As British Foreign Secretary William Hague arrives in Canada, CTV News has learned that he and Foreign Affairs Minister John Baird are set to announce an agreement to establish joint Canada-U.K. diplomatic missions.

In a written statement provided to CTV News Sunday, Hague noted British Prime Minister David Cameron's remarks to Parliament last year, that referred to Canada and the United Kingdom as “two nations, but under one Queen and united by one set of values.”

"We have stood shoulder to shoulder from the great wars of the last century to fighting terrorists in Afghanistan and supporting Arab Spring Nations like Libya and Syria," Hague wrote, describing the international relationship as one of first cousins.

"So it is natural that we look to link up our embassies with Canada’s in places where that suits both countries. It will give us a bigger reach abroad for our businesses and people for less cost."

It is expected that, in countries where Canada has a diplomatic mission and Britain does not or vice versa, the two country's envoys will share facilities.

Officials told CTV News that the two countries will first explore sharing embassies in the growing economic hot spots of Asia.

Canada is expected to gain access to British missions in Africa while Britain will link with Canadian embassies in the Caribbean, including Haiti.
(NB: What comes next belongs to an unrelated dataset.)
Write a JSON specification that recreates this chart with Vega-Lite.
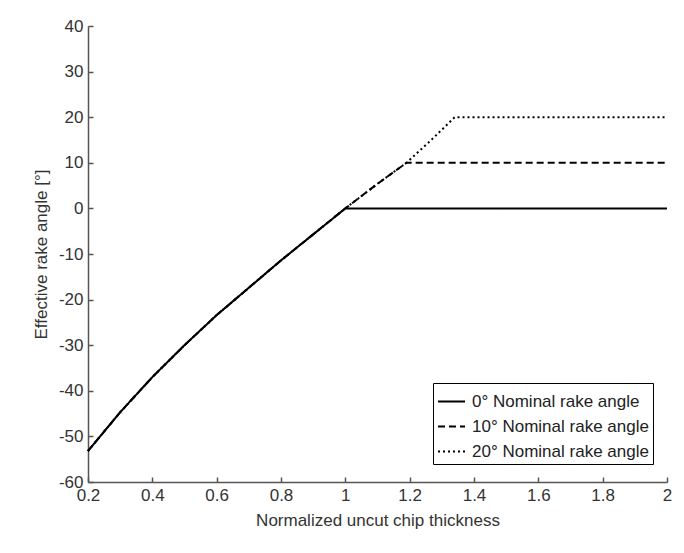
{
  "$schema": "https://vega.github.io/schema/vega-lite/v6.json",
  "autosize": {"type": "none"},
  "width": 579,
  "height": 456,
  "padding": {"left": 88, "top": 26, "right": 17, "bottom": 71},
  "background": "white",
  "config": {
    "view": {"stroke": null},
    "font": "Liberation Sans",
    "axis": {"grid": false, "domainColor": "#555555", "tickColor": "#555555", "labelColor": "#333333", "titleColor": "#333333", "labelFont": "Liberation Sans", "titleFont": "Liberation Sans", "labelFontSize": 17, "titleFontSize": 17, "titleFontWeight": "normal", "domainWidth": 1.5, "tickWidth": 1.5}
  },
  "data": {"values": [
    {"x": 0.2, "y": -53.2, "s": "0° Nominal rake angle"},
    {"x": 0.3, "y": -44.7, "s": "0° Nominal rake angle"},
    {"x": 0.4, "y": -37.0, "s": "0° Nominal rake angle"},
    {"x": 0.5, "y": -30.0, "s": "0° Nominal rake angle"},
    {"x": 0.6, "y": -23.4, "s": "0° Nominal rake angle"},
    {"x": 0.7, "y": -17.4, "s": "0° Nominal rake angle"},
    {"x": 0.8, "y": -11.4, "s": "0° Nominal rake angle"},
    {"x": 0.9, "y": -5.7, "s": "0° Nominal rake angle"},
    {"x": 1.0, "y": 0, "s": "0° Nominal rake angle"},
    {"x": 2.0, "y": 0, "s": "0° Nominal rake angle"},
    {"x": 0.2, "y": -53.2, "s": "10° Nominal rake angle"},
    {"x": 0.3, "y": -44.7, "s": "10° Nominal rake angle"},
    {"x": 0.4, "y": -37.0, "s": "10° Nominal rake angle"},
    {"x": 0.5, "y": -30.0, "s": "10° Nominal rake angle"},
    {"x": 0.6, "y": -23.4, "s": "10° Nominal rake angle"},
    {"x": 0.7, "y": -17.4, "s": "10° Nominal rake angle"},
    {"x": 0.8, "y": -11.4, "s": "10° Nominal rake angle"},
    {"x": 0.9, "y": -5.7, "s": "10° Nominal rake angle"},
    {"x": 1.0, "y": 0, "s": "10° Nominal rake angle"},
    {"x": 1.1, "y": 5.4, "s": "10° Nominal rake angle"},
    {"x": 1.19, "y": 10, "s": "10° Nominal rake angle"},
    {"x": 2.0, "y": 10, "s": "10° Nominal rake angle"},
    {"x": 0.2, "y": -53.2, "s": "20° Nominal rake angle"},
    {"x": 0.3, "y": -44.7, "s": "20° Nominal rake angle"},
    {"x": 0.4, "y": -37.0, "s": "20° Nominal rake angle"},
    {"x": 0.5, "y": -30.0, "s": "20° Nominal rake angle"},
    {"x": 0.6, "y": -23.4, "s": "20° Nominal rake angle"},
    {"x": 0.7, "y": -17.4, "s": "20° Nominal rake angle"},
    {"x": 0.8, "y": -11.4, "s": "20° Nominal rake angle"},
    {"x": 0.9, "y": -5.7, "s": "20° Nominal rake angle"},
    {"x": 1.0, "y": 0, "s": "20° Nominal rake angle"},
    {"x": 1.1, "y": 5.4, "s": "20° Nominal rake angle"},
    {"x": 1.19, "y": 10, "s": "20° Nominal rake angle"},
    {"x": 1.27, "y": 15.2, "s": "20° Nominal rake angle"},
    {"x": 1.34, "y": 20, "s": "20° Nominal rake angle"},
    {"x": 2.0, "y": 20, "s": "20° Nominal rake angle"}
  ]},
  "mark": {"type": "line", "color": "black", "strokeWidth": 2},
  "encoding": {
    "x": {"field": "x", "type": "quantitative", "scale": {"domain": [0.2, 2], "nice": false, "zero": false},
      "axis": {"values": [0.2, 0.4, 0.6, 0.8, 1, 1.2, 1.4, 1.6, 1.8, 2], "labelExpr": "'' + datum.value", "title": "Normalized uncut chip thickness", "tickSize": -5, "labelPadding": 10, "titlePadding": 9, "labelFlush": false, "labelOverlap": false}},
    "y": {"field": "y", "type": "quantitative", "scale": {"domain": [-60, 40], "nice": false},
      "axis": {"values": [-60, -50, -40, -30, -20, -10, 0, 10, 20, 30, 40], "labelExpr": "'' + datum.value", "title": "Effective rake angle [°]", "tickSize": -5, "labelPadding": 10, "titlePadding": 8, "labelFlush": false, "labelOverlap": false}},
    "strokeDash": {"field": "s", "type": "nominal",
      "scale": {"domain": ["0° Nominal rake angle", "10° Nominal rake angle", "20° Nominal rake angle"], "range": [[1, 0], [7, 4], [2, 3]]},
      "legend": {"title": null, "orient": "none", "legendX": 345, "legendY": 357, "strokeColor": "black", "fillColor": "white", "padding": 4, "labelFontSize": 17, "labelFont": "Liberation Sans", "labelColor": "#222222", "labelLimit": 400, "labelExpr": "datum.label + '\u00a0\u00a0\u00a0'", "symbolSize": 729, "symbolStrokeWidth": 2, "symbolStrokeColor": "black", "symbolType": "stroke", "rowPadding": 2, "labelOffset": 6}}
  }
}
While the move could be seen as a cost-cutting measure, some experts say it would restrict Canada’s foreign policy reach globally.

“It raises questions of whether or not we’re really an independent country, or whether we’re still some kind of colonial appendage to the U.K,” said former Canadian ambassador to the UN Paul Heinbecker.
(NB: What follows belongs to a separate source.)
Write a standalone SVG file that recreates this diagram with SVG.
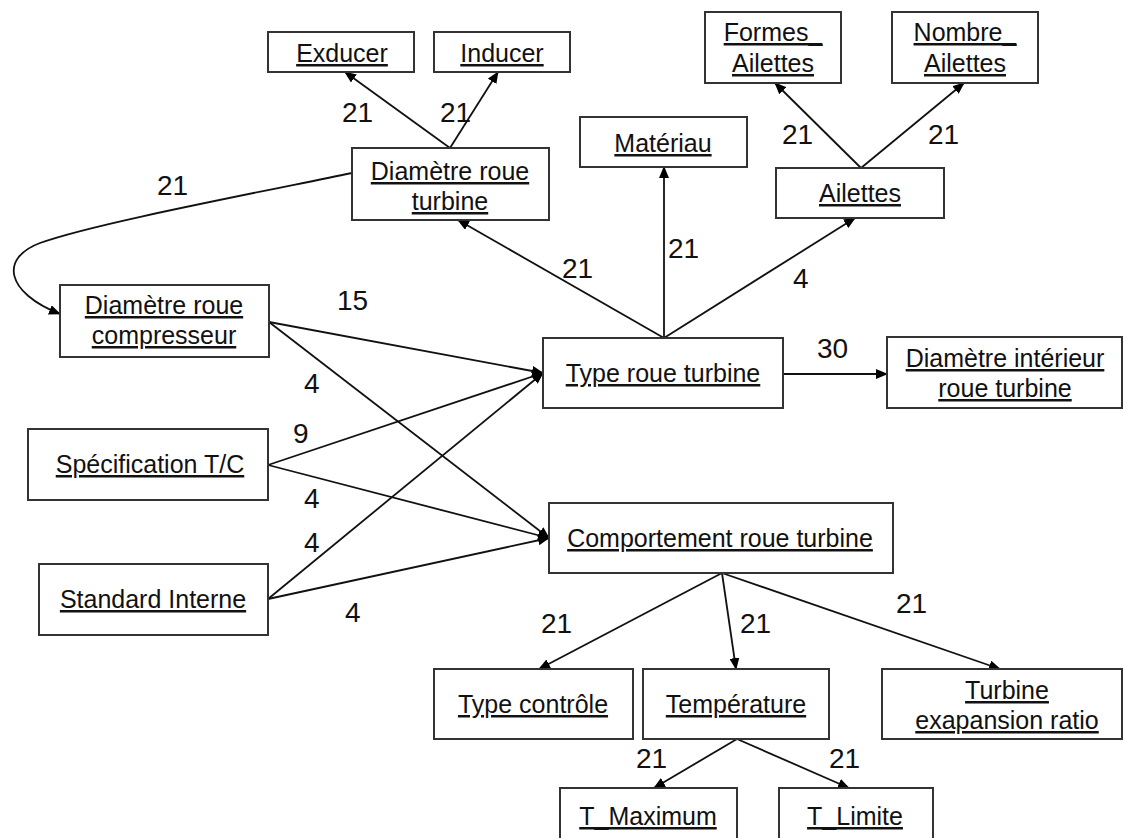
<svg xmlns="http://www.w3.org/2000/svg" width="1125" height="838" viewBox="0 0 1125 838">
<defs>
<marker id="ah" markerWidth="12" markerHeight="10" refX="11" refY="5" orient="auto" markerUnits="userSpaceOnUse">
<path d="M0,0 L12,5 L0,10 Z" fill="#000"/>
</marker>
<style>
.box{fill:#fff;stroke:#333;stroke-width:2}
.t{font-family:"Liberation Sans",Arial,sans-serif;font-size:25px;fill:#111;text-anchor:middle;text-decoration:underline}
.n{font-family:"Liberation Sans",Arial,sans-serif;font-size:28px;fill:#111}
.e{fill:none;stroke:#111;stroke-width:1.8;marker-end:url(#ah)}
</style>
</defs>
<rect width="1125" height="838" fill="#fff"/>
<g id="connectors">
<line class="e" x1="450" y1="148" x2="345" y2="72"/>
<line class="e" x1="450" y1="148" x2="498" y2="72"/>
<path class="e" d="M352,173 C220,200 90,225 40,243 C0,258 5,292 60,314"/>
<line class="e" x1="664" y1="338" x2="458" y2="220"/>
<line class="e" x1="664" y1="338" x2="664" y2="167"/>
<line class="e" x1="664" y1="338" x2="855" y2="218"/>
<line class="e" x1="861" y1="168" x2="775" y2="83"/>
<line class="e" x1="861" y1="168" x2="964" y2="83"/>
<line class="e" x1="783" y1="374" x2="887" y2="374"/>
<line class="e" x1="269" y1="322" x2="543" y2="373"/>
<line class="e" x1="269" y1="322" x2="549" y2="538"/>
<line class="e" x1="268" y1="465" x2="543" y2="373"/>
<line class="e" x1="268" y1="465" x2="549" y2="538"/>
<line class="e" x1="268" y1="599" x2="543" y2="373"/>
<line class="e" x1="268" y1="599" x2="549" y2="538"/>
<line class="e" x1="722" y1="573" x2="539" y2="669"/>
<line class="e" x1="722" y1="573" x2="736" y2="669"/>
<line class="e" x1="722" y1="573" x2="1000" y2="669"/>
<line class="e" x1="737" y1="739" x2="654" y2="788"/>
<line class="e" x1="737" y1="739" x2="849" y2="788"/>
<text class="n" x="157" y="195">21</text>
<text class="n" x="342" y="122">21</text>
<text class="n" x="440" y="122">21</text>
<text class="n" x="782" y="144">21</text>
<text class="n" x="928" y="144">21</text>
<text class="n" x="562" y="278">21</text>
<text class="n" x="668" y="258">21</text>
<text class="n" x="793" y="288">4</text>
<text class="n" x="337" y="310">15</text>
<text class="n" x="817" y="358">30</text>
<text class="n" x="304" y="393">4</text>
<text class="n" x="293" y="443">9</text>
<text class="n" x="304" y="508">4</text>
<text class="n" x="304" y="552">4</text>
<text class="n" x="345" y="622">4</text>
<text class="n" x="541" y="633">21</text>
<text class="n" x="740" y="633">21</text>
<text class="n" x="896" y="613">21</text>
<text class="n" x="636" y="768">21</text>
<text class="n" x="829" y="768">21</text>
</g>
<g id="exducer"><rect class="box" x="268" y="32" width="146" height="40"/><text class="t" x="342" y="62">Exducer</text></g>
<g id="inducer"><rect class="box" x="434" y="32" width="136" height="40"/><text class="t" x="502" y="62">Inducer</text></g>
<g id="diametre-roue-turbine"><rect class="box" x="352" y="148" width="197" height="72"/><text class="t" x="450" y="180">Diamètre roue</text><text class="t" x="450" y="210">turbine</text></g>
<g id="formes-ailettes"><rect class="box" x="705" y="12" width="136" height="71"/><text class="t" x="773" y="41">Formes_</text><text class="t" x="773" y="72">Ailettes</text></g>
<g id="nombre-ailettes"><rect class="box" x="892" y="12" width="146" height="71"/><text class="t" x="965" y="41">Nombre_</text><text class="t" x="965" y="72">Ailettes</text></g>
<g id="materiau"><rect class="box" x="580" y="117" width="167" height="50"/><text class="t" x="663" y="152">Matériau</text></g>
<g id="ailettes"><rect class="box" x="776" y="168" width="168" height="50"/><text class="t" x="860" y="202">Ailettes</text></g>
<g id="diametre-roue-compresseur"><rect class="box" x="60" y="285" width="209" height="72"/><text class="t" x="164" y="314">Diamètre roue</text><text class="t" x="164" y="344">compresseur</text></g>
<g id="type-roue-turbine"><rect class="box" x="543" y="338" width="240" height="70"/><text class="t" x="663" y="382">Type roue turbine</text></g>
<g id="diametre-interieur"><rect class="box" x="887" y="337" width="235" height="71"/><text class="t" x="1005" y="367">Diamètre intérieur</text><text class="t" x="1005" y="397">roue turbine</text></g>
<g id="specification"><rect class="box" x="28" y="429" width="240" height="71"/><text class="t" x="150" y="473">Spécification T/C</text></g>
<g id="standard-interne"><rect class="box" x="39" y="564" width="229" height="71"/><text class="t" x="153" y="608">Standard Interne</text></g>
<g id="comportement"><rect class="box" x="549" y="503" width="344" height="70"/><text class="t" x="720" y="547">Comportement roue turbine</text></g>
<g id="type-controle"><rect class="box" x="434" y="669" width="199" height="70"/><text class="t" x="533" y="713">Type contrôle</text></g>
<g id="temperature"><rect class="box" x="643" y="669" width="186" height="70"/><text class="t" x="736" y="713">Température</text></g>
<g id="turbine-ratio"><rect class="box" x="882" y="669" width="240" height="70"/><text class="t" x="1007" y="699">Turbine</text><text class="t" x="1007" y="729">exapansion ratio</text></g>
<g id="t-maximum"><rect class="box" x="560" y="788" width="177" height="60"/><text class="t" x="648" y="825">T_Maximum</text></g>
<g id="t-limite"><rect class="box" x="779" y="788" width="154" height="60"/><text class="t" x="855" y="825">T_Limite</text></g>
</svg>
University of British Columbia professor Kurt Huebner told CTV News Channel on Sunday that linking embassies provides little political advantage for Canada.

“I don’t think that embassies and foreign policies should be run alongside budgetary considerations,” he said, explaining that an embassy’s key role is to produce intelligence and build relationships with foreign governments.

“If you have an embassy in the country, it’s truly helpful and prepares you for all kinds of opportunities in the future,” he said.

NDP MP Paul Dewar said he fails to see the advantage for Canada in linking certain embassies.

“What’s in it for Canada? Just simply to be a partner for the U.K. to look like they are stronger versus the EU?” said Dewar. “That’s a continental game we shouldn’t be a part of.”

Hague has indicated that he hopes the agreement, expected to be signed in Ottawa on Monday, will be extended to include Australia and New Zealand as well.

However, Huebner said when it comes to foreign policy, the same values may not be shared among all countries.

“If you take up this political reference Mr. Hague made today, even cousins can have different views on things,” he said. “When we look back at the Iraq war (Canada and the U.K.) were not on the same side.”

The move is also seen as an attempt to countervail the European Union's push to extend its presence abroad in the expanding European External Action Service.

“The U.K. fears that they are isolated, and this could be the driving force behind this initiative,” said Huebner.